Scientific classification
- Kingdom: Animalia
- Phylum: Chordata
- Class: Aves
- Order: Psittaciformes
- Family: Psittaculidae
- Genus: Prioniturus
- Species: P. montanus
- Binomial name: Prioniturus montanus Ogilvie-Grant, 1895

= Montane racket-tail =

- Genus: Prioniturus
- Species: montanus
- Authority: Ogilvie-Grant, 1895
- Conservation status: NT

Species of bird

The montane racket-tail (Prioniturus montanus), also known as the Luzon racket-tail, is a species of parrot in the family Psittaculidae. It was previously considered conspecific with the Mindanao racket-tail. This bird is endemic to the mountainous regions of northern Luzon, Philippines. It faces threats from habitat loss and the cage bird trade.

Under Philippine Law RA 9147, it is illegal to hunt, capture, or possess this species.

== Description and taxonomy ==
The species exhibits sexual dimorphism, with males having a bluish crown and a bright red spot, while females have a green head with a very light blue tinge.

== Ecology and behavior ==
It feeds on berries, seeds, and nuts. Breeding takes place from August to September. Like all other racket-tails, they are cavity nesters.

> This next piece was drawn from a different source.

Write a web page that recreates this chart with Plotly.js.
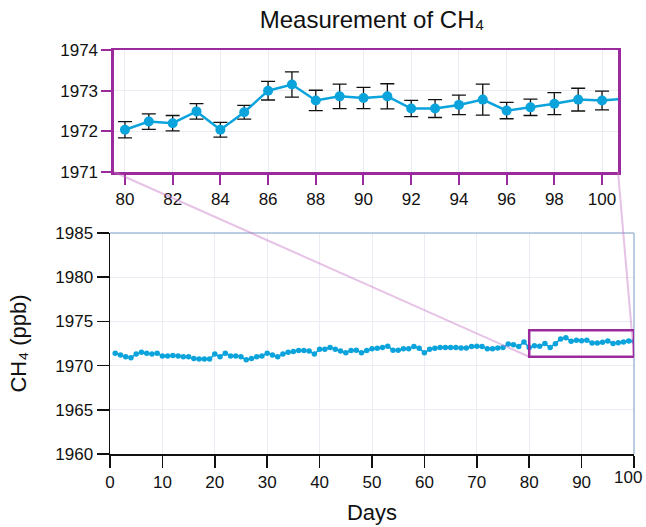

== Habitat and conservation status ==
It inhabits tropical moist Montane Forests at elevations of 700–2,900 meters above sea level and is known to visit cultivated areas.

The IUCN has assessed this bird as near threatened, with its population estimated at 1,500 to 7,000 mature individuals. Forest loss is a threat, though it is not considered to have as significant an impact within this species' altitudinal range compared to lowland forests. Its lowland counterpart, the Green racket-tail, is much more threatened, being listed as endangered with many local extinctions. While many parrots in the region are affected by trapping for trade, the impact on this species is not well known.